OPINION: Are too many charities doing the same thing?

IF I asked you to take a guess at how many people in Australia work for a charity organisation what would you say?

I'll give you the answer and it's amazing.

In all, 1.1million are paid to work for a charity and that equates to a staggering 9% of our entire workforce.

In all there are 600,000 not-for-profits and 60,000 registered charities who between them turn over $105 billion each year.

While it is great to hear we have so many groups working to help those most in need, the truth is that many are duplicating the work of others.

The CEO of the Community Council of Australia, David Crosbie, has now warned this massive sector that hundreds of charities should now consider closing or merging because too many are competing with each other in an operating environment that is growing tougher by the day.

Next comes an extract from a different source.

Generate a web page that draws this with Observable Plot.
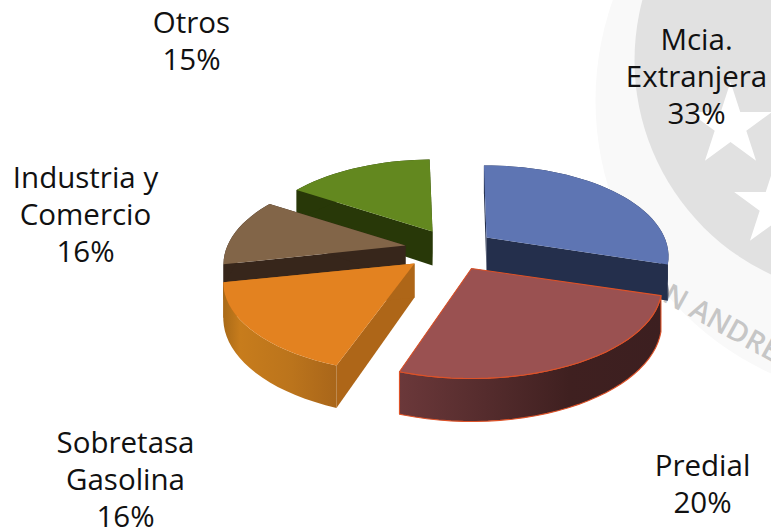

He says organisations now need to put self-interest aside and work together to get a better result for those who need their help. He claims the duplication and competition has meant 'there's been a significant amount of wasted effort'.

If you have been worried about how much of your donated dollar is actually getting to the person in need, you may want to applaud his comments.

For years, major charities have been accused of wasting far too much of their money on exorbitant administration costs.

Don't get me wrong, charities around the nation do an extraordinary job, however times have changed dramatically.

A great example of what needs to happen is the recent merger between Good Beginnings Australia and Save the Children Australia.

Here you had two CEOs and two boards willing to put aside their own personal and professional interests to ensure they better serve the needs of disadvantaged children in Australia.

According to Mr Crosbie this kind of merger should not only be commended, but should also be replicated across a significant number of organisations.